Другие, напротив, пытались найти упоминания о Гостомысле в других источниках. В частности, обратили внимание на упоминание в 830-х гг. ободритского князя Гостомысла.
По сообщению западных хронистов, он погиб в 844 г. во время похода короля восточных франков Людовика II Немецкого на земли ободритов. Было высказано предположение, что Гостомысл в 844 г. не погиб, а бежал на берега Ильменя.

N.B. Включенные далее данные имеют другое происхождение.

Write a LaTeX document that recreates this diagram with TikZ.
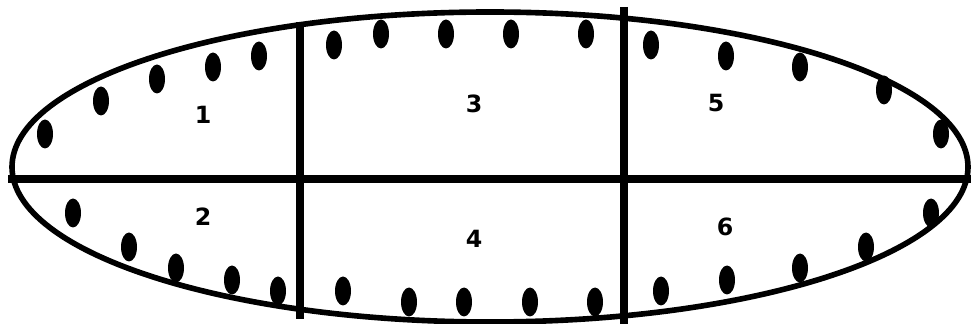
\documentclass[tikz,border=0pt]{standalone}
\usepackage{fontspec}
\setmainfont{DejaVu Sans}
\tikzset{
    outline/.style={
        draw=black,
        line width=3.2pt
    },
    midline/.style={
        draw=black,
        line width=4.9pt
    },
    splitline/.style={
        draw=black,
        line width=4.2pt
    },
    holedot/.style={
        fill=black
    },
    regionlabel/.style={
        inner sep=0pt,
        font=\fontsize{13.5}{15}\selectfont\bfseries
    }
}

\begin{document}
\begin{tikzpicture}[x=0.02cm,y=-0.02cm]
    \useasboundingbox (0,0) rectangle (971,324);

    % outer shell
    \draw[outline] (490,167) ellipse [x radius=478, y radius=155];

    % dividing lines
    \coordinate (midleft) at (8,179);
    \coordinate (midright) at (971,179);
    \coordinate (cutatop) at (300,22);
    \coordinate (cutabot) at (300,319);
    \coordinate (cutbtop) at (624,7);
    \coordinate (cutbbot) at (624,324);
    \draw[midline] (midleft) -- (midright);
    \draw[splitline] (cutatop) -- (cutabot);
    \draw[splitline] (cutbtop) -- (cutbbot);

    % dots along the rim
    \foreach \px/\py in {45/134, 101/101, 157/79, 213/67, 259/56,
                         73/213, 129/247, 176/268, 232/280, 278/291,
                         334/45, 381/34, 446/34, 511/34, 586/34,
                         343/291, 409/302, 464/302, 530/302, 595/302,
                         651/45, 726/56, 800/67, 884/90, 941/134,
                         931/213, 866/247, 800/268, 727/280, 661/291}
        \fill[holedot] (\px,\py) ellipse [x radius=8, y radius=14.5];

    % region numbers
    \node[regionlabel] (one) at (203,115) {1};
    \node[regionlabel] (two) at (203,217) {2};
    \node[regionlabel] (three) at (474,104) {3};
    \node[regionlabel] (four) at (474,239) {4};
    \node[regionlabel] (five) at (716,103) {5};
    \node[regionlabel] (six) at (725,227) {6};
\end{tikzpicture}
\end{document}
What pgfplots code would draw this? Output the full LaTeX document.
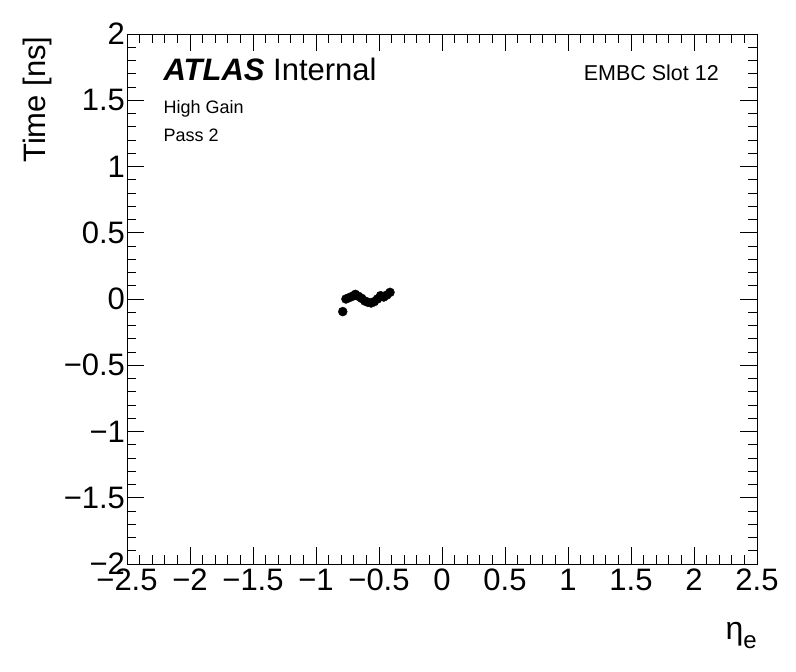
\documentclass[border=0pt]{standalone}
\usepackage{fontspec}
\setmainfont{Liberation Sans}
\usepackage{pgfplots}
\pgfplotsset{compat=1.18}
\begin{document}
\begin{tikzpicture}
\begin{axis}[name=ax, scale only axis, width=630pt, height=530pt,
  xmin=-2.5, xmax=2.5, ymin=-2, ymax=2,
  xtick={-2.5,-2,-1.5,-1,-0.5,0,0.5,1,1.5,2,2.5},
  xticklabels={−2.5,−2,−1.5,−1,−0.5,0,0.5,1,1.5,2,2.5},
  ytick={-2,-1.5,-1,-0.5,0,0.5,1,1.5,2},
  yticklabels={−2,−1.5,−1,−0.5,0,0.5,1,1.5,2},
  minor x tick num=4, minor y tick num=4,
  major tick length=17pt, minor tick length=9pt,
  tick style={black, line width=0.8pt},
  axis line style={line width=0.8pt},
  ticklabel style={font=\fontsize{31}{34}\selectfont},
  yticklabel style={xshift=1.5pt},
  xticklabel style={text height=22.3pt, text depth=0pt, yshift=-1pt},
  clip=false,
]
\addplot[only marks, mark=*, mark size=4.5pt, black] coordinates {
(-0.7875,-0.095) (-0.7625,0.000) (-0.7375,0.010) (-0.7125,0.020)
(-0.6875,0.035) (-0.6625,0.020) (-0.6375,0.005) (-0.6125,-0.015)
(-0.5875,-0.025) (-0.5625,-0.030) (-0.5375,-0.020) (-0.5125,0.000)
(-0.4875,0.025) (-0.4625,0.015) (-0.4375,0.030) (-0.4125,0.050)
};
\node[anchor=base west, font=\fontsize{31}{35}\selectfont] at (axis description cs:0.0524,0.913) {\textbf{\textit{ATLAS}} Internal};
\node[anchor=base west, font=\fontsize{18}{20}\selectfont] at (axis description cs:0.0524,0.850) {High Gain};
\node[anchor=base west, font=\fontsize{18}{20}\selectfont] at (axis description cs:0.0524,0.797) {Pass 2};
\node[anchor=base east, font=\fontsize{21.5}{24}\selectfont] at (axis description cs:0.945,0.913) {EMBC Slot 12};
\node[rotate=90, anchor=base east, font=\fontsize{31}{34}\selectfont] at (axis description cs:-0.1286,1.002) {Time [ns]};
\node[anchor=base east, font=\fontsize{32}{36}\selectfont, inner sep=0pt] at (axis description cs:1,-0.143) {η\raisebox{-9pt}{\fontsize{24}{24}\selectfont e}};
\end{axis}
\pgfresetboundingbox
\path[use as bounding box] (ax.south west) ++(-127pt,-108pt) rectangle ++(796pt,672pt);
\end{tikzpicture}
\end{document}
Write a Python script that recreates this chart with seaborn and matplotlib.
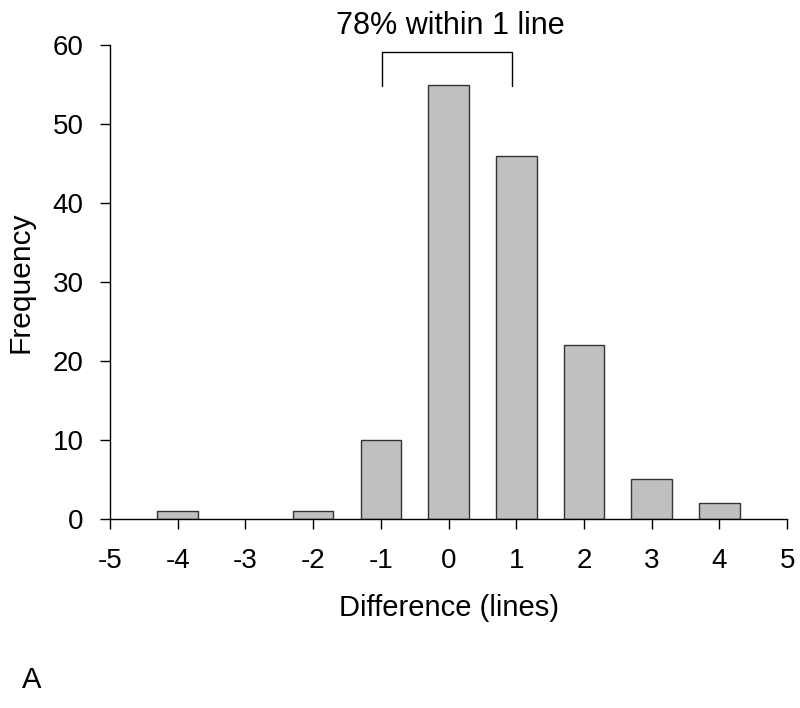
import matplotlib
matplotlib.use("Agg")
import matplotlib.pyplot as plt
import seaborn as sns
import pandas as pd

differences = [-4, -2, -1, 0, 1, 2, 3, 4]
frequencies = [1, 1, 10, 55, 46, 22, 5, 2]
x_ticks = [-5, -4, -3, -2, -1, 0, 1, 2, 3, 4, 5]
y_ticks = [0, 10, 20, 30, 40, 50, 60]
annotation = "78% within 1 line"

sns.set_theme(style="ticks")
plt.rcParams['font.family'] = ['Liberation Sans', 'DejaVu Sans']
plt.rcParams['text.color'] = 'black'
plt.rcParams['axes.labelcolor'] = 'black'
plt.rcParams['xtick.color'] = 'black'
plt.rcParams['ytick.color'] = 'black'

df = pd.DataFrame({"diff": differences, "freq": frequencies})

fig = plt.figure(figsize=(8, 7.08), dpi=100)
ax = fig.add_axes([0.1375, 0.267, 0.8465, 0.669])

sns.barplot(data=df, x="diff", y="freq", native_scale=True, width=0.6,
            color="#c0c0c0", edgecolor="#333333", linewidth=1.0,
            saturation=1, ax=ax)

ax.set_xlim(-5, 5)
ax.set_ylim(0, 60)
ax.set_xticks(x_ticks)
ax.set_xticklabels([str(v) for v in x_ticks])
ax.set_yticks(y_ticks)
ax.set_yticklabels([str(v) for v in y_ticks])
ax.tick_params(axis="both", labelsize=20, length=7, width=1, colors="black",
               direction="out")
ax.tick_params(axis="x", pad=14)
ax.tick_params(axis="y", pad=12)
for s in ["top", "right"]:
    ax.spines[s].set_visible(False)
for s in ["left", "bottom"]:
    ax.spines[s].set_color("black")
    ax.spines[s].set_linewidth(1)

ax.set_xlabel("Difference (lines)", fontsize=21, labelpad=14, color="black")
ax.set_ylabel("Frequency", fontsize=21.5, labelpad=13, color="black")

# bracket
bx = [-0.98, -0.98, 0.94, 0.94]
by = [54.9, 59.1, 59.1, 54.9]
ax.plot(bx, by, color="black", linewidth=1, clip_on=False)
ax.text(0.02, 62.4, annotation, fontsize=22, ha="center", va="center",
        clip_on=False, color="black")

fig.text(32/800, 1 - 680/708, "A", fontsize=21, ha="center", va="center",
         color="black")

fig.savefig("out.png", dpi=100, facecolor="white")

С этим хорошо согласовывался факт, что имя Рюрик имеет параллели с названием западнославянского племени ререги («соколы»), что отразилось в названии средневекового города Рерик на восточном побережье Мекленбургской бухты. Очевидно, это было не случайно. Исследователи обратили внимание на то, что имя Рюрик встречается в старонемецких и скандинавских языках. На основании этого первого русского князя стали полагать выходцем из Скандинавии.
Следующим шагом стало убеждение, что если древнерусский Рюрик являлся реально жившим человеком, он должен был упоминаться в хрониках IX в. Западноевропейские анналы того времени знают нескольких носителей этого имени. Еще в первой половине XIX в. было высказано предположение о тождестве древнерусского Рюрика с Рёриком Ютландским, из знатной датской семьи Скьёльдунгов, племянником или братом изгнанного датского короля Харальда Клака, получившего вместе с сородичами от франкского императора Людовика Благочестивого лен Западной Фрисландии с центром в Дорестаде. За это он обязывался защищать эти земли от набегов викингов. С 837 г. Рёрик вместе со своим родичем Харальдом Младшим правил Дорестадом, но в 840 г. в результате наступившей смуты после смерти императора лишился своего лена и бежал к датчанам, возглавляя которых нападал в 40-х гг. IX в. на Гамбург и Северную Францию. В 850 г. Рёрик вновь овладел Дорестадом, формально признав себя вассалом франкского императора Лотаря I. Позднее он участвовал в борьбе за королевскую власть в Дании (походы 855 и 857 гг.), но затем вынужден был бежать, вероятно, в Швецию. Далее о нем известно, что в середине 60-х гг. IX в. он пытался вернуться во Фрисландию, в 870 и 872 гг. встречался с западнофранкским королем Карлом Лысым, а в 873 г. восстановил вассальные отношения с Людовиком Немецким. После этого его имя пропадает со страниц западных хроник. Умер Рёрик, очевидно, до 882 г., когда император Карл Толстый передал трон Фризию Готфриду, племяннику Рёрика, видимо в связи с кончиной последнего.